§ Task statement: Make an exact copy of the lines, leaving the pictures out.

§ Information shown:
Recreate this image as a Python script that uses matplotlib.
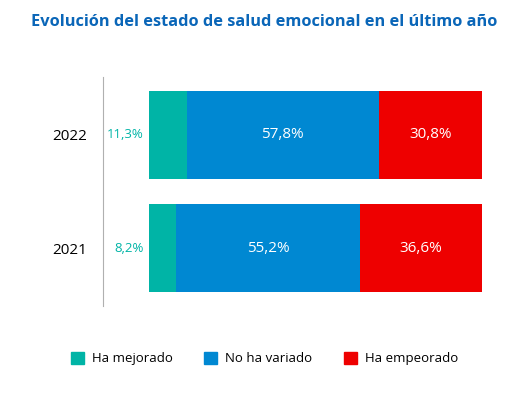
import matplotlib.pyplot as plt
from matplotlib.patches import Patch

years = ["2021", "2022"]
mejorado = [8.2, 11.3]
no_variado = [55.2, 57.8]
empeorado = [36.6, 30.8]

series_names = ["Ha mejorado", "No ha variado", "Ha empeorado"]
colors = ["#00b4a6", "#0088d2", "#ee0000"]

plt.rcParams['font.family'] = ['Open Sans', 'DejaVu Sans']

fig = plt.figure(figsize=(5.29, 3.93), dpi=100)
ax = fig.add_axes([0.1947, 0.2214, 0.7164, 0.5827])

ypos = list(range(len(years)))
left = [0, 0]
for vals, col in zip([mejorado, no_variado, empeorado], colors):
    ax.barh(ypos, vals, left=left, height=0.78, color=col)
    left = [a + b for a, b in zip(left, vals)]

# labels
for y, v in zip(ypos, mejorado):
    ax.text(-1.5, y, f"{v:.1f}%".replace(".", ","), ha="right", va="center",
            color="#00b4a6", fontsize=9.5)
for y, m, v in zip(ypos, mejorado, no_variado):
    ax.text(m + v / 2, y, f"{v:.1f}%".replace(".", ","), ha="center", va="center",
            color="white", fontsize=11)
for y, m, n, v in zip(ypos, mejorado, no_variado, empeorado):
    ax.text(m + n + v / 2, y, f"{v:.1f}%".replace(".", ","), ha="center", va="center",
            color="white", fontsize=11)

ax.set_xlim(-13.8, 100)
ax.set_ylim(-0.513, 1.513)
ax.set_yticks(ypos)
ax.set_yticklabels(years, fontsize=11)
ax.tick_params(axis="y", length=0, pad=11.5)
ax.set_xticks([])
for s in ["top", "right", "bottom"]:
    ax.spines[s].set_visible(False)
ax.spines["left"].set_color("#b0b0b0")

fig.text(0.5, 0.945, "Evolución del estado de salud emocional en el último año",
         ha="center", va="center", fontsize=11.8, fontweight="bold", color="#0a66b8")

handles = [Patch(color=c) for c in colors]
fig.legend(handles, series_names, loc="center", bbox_to_anchor=(0.5, 0.088),
           ncol=3, frameon=False, fontsize=9.5, handlelength=1.0, handleheight=1.0,
           columnspacing=2.4, handletextpad=0.6)

fig.savefig("out.png", dpi=100)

§ Task result:
Recreate this image as a Python script that uses matplotlib.
import matplotlib.pyplot as plt
from matplotlib.patches import Patch

years = ["2021", "2022"]
mejorado = [8.2, 11.3]
no_variado = [55.2, 57.8]
empeorado = [36.6, 30.8]

series_names = ["Ha mejorado", "No ha variado", "Ha empeorado"]
colors = ["#00b4a6", "#0088d2", "#ee0000"]

plt.rcParams['font.family'] = ['Open Sans', 'DejaVu Sans']

fig = plt.figure(figsize=(5.29, 3.93), dpi=100)
ax = fig.add_axes([0.1947, 0.2214, 0.7164, 0.5827])

ypos = list(range(len(years)))
left = [0, 0]
for vals, col in zip([mejorado, no_variado, empeorado], colors):
    ax.barh(ypos, vals, left=left, height=0.78, color=col)
    left = [a + b for a, b in zip(left, vals)]

# labels
for y, v in zip(ypos, mejorado):
    ax.text(-1.5, y, f"{v:.1f}%".replace(".", ","), ha="right", va="center",
            color="#00b4a6", fontsize=9.5)
for y, m, v in zip(ypos, mejorado, no_variado):
    ax.text(m + v / 2, y, f"{v:.1f}%".replace(".", ","), ha="center", va="center",
            color="white", fontsize=11)
for y, m, n, v in zip(ypos, mejorado, no_variado, empeorado):
    ax.text(m + n + v / 2, y, f"{v:.1f}%".replace(".", ","), ha="center", va="center",
            color="white", fontsize=11)

ax.set_xlim(-13.8, 100)
ax.set_ylim(-0.513, 1.513)
ax.set_yticks(ypos)
ax.set_yticklabels(years, fontsize=11)
ax.tick_params(axis="y", length=0, pad=11.5)
ax.set_xticks([])
for s in ["top", "right", "bottom"]:
    ax.spines[s].set_visible(False)
ax.spines["left"].set_color("#b0b0b0")

fig.text(0.5, 0.945, "Evolución del estado de salud emocional en el último año",
         ha="center", va="center", fontsize=11.8, fontweight="bold", color="#0a66b8")

handles = [Patch(color=c) for c in colors]
fig.legend(handles, series_names, loc="center", bbox_to_anchor=(0.5, 0.088),
           ncol=3, frameon=False, fontsize=9.5, handlelength=1.0, handleheight=1.0,
           columnspacing=2.4, handletextpad=0.6)

fig.savefig("out.png", dpi=100)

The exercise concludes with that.